Estimating and planning are critical to the success of any software development project of any size or consequence. Plans guide our investment decisions: we might initiate a specific project if we estimate it to take six months and $1 million but would reject the same project if we thought it would take two years and $4 million. Plans help us know who needs to be available to work on a project during a given period. Plans help us know if a project is on track to deliver the functionality that users need and expect. Without plans we open our projects to any number of problems. 

(I bet everybody knows this already)

Yet, planning is difficult and plans are often (more or less) wrong.

Teams often respond to this by going to one of two extremes: they either do no planning at all or they put so much effort into their plans that they become convinced that the plans must be right and anything done, even slightly, not as per plan is taken as a serious, punishable by death offense

The team that does no planning cannot answer the most basic questions such as “When will you be done?” and “Can we schedule the product release for June?” The team that over-plans deludes themselves into thinking that any plan can be “right.” Their plan may be more thorough but that does not necessarily mean it will be more accurate or useful.

That estimating and planning are difficult is not news. We’ve known it for a long time. In 1981, Barry Boehm drew the first version of what Steve McConnell (1998) later called the “cone of uncertainty.”

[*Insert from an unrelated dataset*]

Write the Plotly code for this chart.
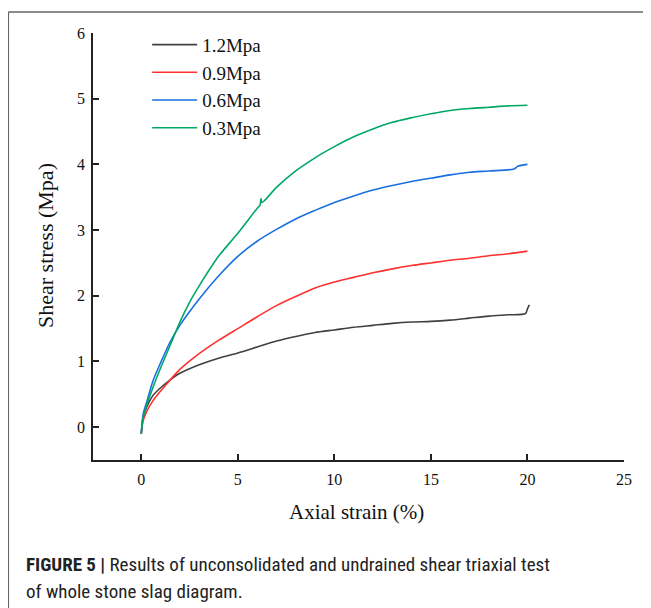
import plotly.graph_objects as go

# ---- data ----
series_names = ["1.2Mpa", "0.9Mpa", "0.6Mpa", "0.3Mpa"]

strain_12 = [0, 0.1, 0.3, 0.6, 1, 1.5, 2, 3, 4, 5, 6, 7, 8, 9, 10, 11, 12, 13, 14, 15, 16, 17, 18, 19, 19.9, 20.0, 20.1]
stress_12 = [-0.1, 0.15, 0.32, 0.48, 0.6, 0.72, 0.82, 0.95, 1.05, 1.13, 1.22, 1.31, 1.38, 1.44, 1.48, 1.52, 1.55, 1.58, 1.6, 1.61, 1.63, 1.66, 1.69, 1.71, 1.73, 1.8, 1.86]

strain_09 = [0, 0.1, 0.3, 0.6, 1, 1.5, 2, 3, 4, 5, 6, 7, 8, 9, 10, 11, 12, 13, 14, 15, 16, 17, 18, 19, 20]
stress_09 = [-0.1, 0.1, 0.25, 0.4, 0.55, 0.72, 0.88, 1.12, 1.32, 1.5, 1.68, 1.85, 1.99, 2.12, 2.21, 2.28, 2.35, 2.41, 2.46, 2.5, 2.54, 2.57, 2.61, 2.64, 2.68]

strain_06 = [0, 0.1, 0.3, 0.6, 1, 1.5, 2, 3, 4, 5, 6, 7, 8, 9, 10, 11, 12, 13, 14, 15, 16, 17, 18, 19.3, 19.5, 20]
stress_06 = [-0.1, 0.2, 0.4, 0.7, 0.98, 1.3, 1.55, 1.95, 2.3, 2.6, 2.83, 3.01, 3.17, 3.3, 3.42, 3.52, 3.61, 3.68, 3.74, 3.79, 3.84, 3.88, 3.9, 3.93, 3.97, 4.0]

strain_03 = [0, 0.1, 0.3, 0.6, 1, 1.5, 2, 2.5, 3, 4, 5, 6, 6.15, 6.2, 6.25, 7, 8, 9, 10, 11, 12, 13, 14, 15, 16, 17, 18, 19, 20]
stress_03 = [-0.1, 0.15, 0.35, 0.6, 0.9, 1.25, 1.6, 1.9, 2.15, 2.6, 2.95, 3.33, 3.38, 3.48, 3.42, 3.65, 3.9, 4.1, 4.27, 4.42, 4.54, 4.64, 4.71, 4.77, 4.82, 4.85, 4.87, 4.89, 4.9]

x_ticks = [0, 5, 10, 15, 20, 25]
y_ticks = [0, 1, 2, 3, 4, 5, 6]

colors = ["#404040", "#ff3030", "#1a6fdf", "#00a864"]
xs = [strain_12, strain_09, strain_06, strain_03]
ys = [stress_12, stress_09, stress_06, stress_03]

fig = go.Figure()
for name, x, y, c in zip(series_names, xs, ys, colors):
    fig.add_trace(go.Scatter(x=x, y=y, mode="lines", name=name,
                             line=dict(color=c, width=1.6, shape="spline", smoothing=0.8)))

serif = "Liberation Serif, Times New Roman, serif"
axis_common = dict(showline=True, linecolor="#222", linewidth=1.5, ticks="inside",
                   ticklen=6, tickwidth=1.5, tickcolor="#222", showgrid=False, zeroline=False,
                   tickfont=dict(family=serif, size=16, color="#111"))

fig.update_layout(
    width=643, height=600,
    margin=dict(l=85, r=27, t=25, b=148),
    paper_bgcolor="white", plot_bgcolor="white",
    xaxis=dict(range=[-2.5, 25], tickvals=x_ticks, ticklabelstandoff=4, **axis_common),
    yaxis=dict(range=[-0.5, 6], tickvals=y_ticks, ticklabelstandoff=3, **axis_common),
    legend=dict(x=0.102, y=1.017, xanchor="left", yanchor="top", bgcolor="rgba(0,0,0,0)",
                font=dict(family=serif, size=19, color="#111"), itemwidth=45),
    showlegend=True,
)

fig.add_annotation(text="Axial strain (%)", xref="paper", yref="paper", x=0.497, y=-0.1218,
                   xanchor="center", yanchor="middle",
                   showarrow=False, font=dict(family=serif, size=21, color="#111"))
fig.add_annotation(text="Shear stress (Mpa)", xref="paper", yref="paper", x=-0.0904, y=0.5035,
                   xanchor="center", yanchor="middle",
                   textangle=-90, showarrow=False, font=dict(family=serif, size=22, color="#111"))

cap_font = dict(family="Liberation Sans Narrow, Roboto Condensed, Liberation Sans, Arial, sans-serif", size=19, color="#222")
fig.add_annotation(text="<b>FIGURE 5 |</b> Results of unconsolidated and undrained shear triaxial test",
                   xref="paper", yref="paper", x=-0.1299, y=-0.2459, xanchor="left", yanchor="middle",
                   showarrow=False, font=cap_font)
fig.add_annotation(text="of whole stone slag diagram.",
                   xref="paper", yref="paper", x=-0.1299, y=-0.3068, xanchor="left", yanchor="middle",
                   showarrow=False, font=cap_font)

# frame lines (top and left)
fig.add_shape(type="line", xref="paper", yref="paper", x0=-0.1595, x1=1.06, y0=1.0492, y1=1.0492,
              line=dict(color="#666", width=1.5))
fig.add_shape(type="line", xref="paper", yref="paper", x0=-0.1595, x1=-0.1595, y0=1.0492, y1=-0.36,
              line=dict(color="#666", width=1.5))

fig.write_html("out.html")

The above figure shows Boehm’s initial ranges of uncertainty at different points in a sequential development (“waterfall”) process. The cone of uncertainty shows that during the feasibility phase of a project a schedule estimate is typically as far off as 60% to 160%. That is, a project expected to take 20 weeks could take anywhere from 12 to 32 weeks. After the requirements are written, the estimate might still be off +/- 15% in either direction. So an estimate of 20 weeks means work that takes from 17 to 23 weeks.

The Project Management Institute (PMI) presents a similar view on the progressive accuracy of estimates. However, rather than viewing the cone of uncertainty as symmetric, they view it as asymmetric. They suggest the creation of an initial order of magnitude estimate, which ranges from +75% to -25%. The next estimate to be created is the budgetary estimate, with a range of +25% to -10%, followed by the final definitive estimate, with a range of +10% to -5%.

Why do it? (as opposed to Just Do It!)

If estimating and planning are difficult, and if it’s impossible to get an accurate estimate until so late in a project, why do it at all? Clearly, there is the obvious reason that the organizations in which we work often demand that we provide estimates. Plans and schedules may be needed for a variety of legitimate reasons such as planning marketing campaigns, scheduling product release activities, training internal users, and so on. 

These are important needs and the difficulty of estimating a project does not excuse us from providing a plan or schedule that the organization can use for these purposes. However, beyond these perfunctory needs, there is a much more fundamental reason to take on the hard work of estimating and planning.

Estimating and planning are not just about determining an appropriate deadline or schedule. Planning—especially an ongoing iterative approach to planning—is a quest for value. Planning is an attempt to find an optimal solution to the overall product development question: What should we build? 

To answer this question, the team considers features, resources, and schedule. The question cannot be answered all at once. It must be answered iteratively and incrementally. At the start of a project we may decide that a product should contain a specific set of features and be released on August 31. But in June we may decide that a slightly later date with slightly more features will be better. Or we may decide that slightly sooner with slightly fewer features will be better.

A good planning process supports this by reducing risk, reducing uncertainty, supporting better decision making, establishing trust and conveying information.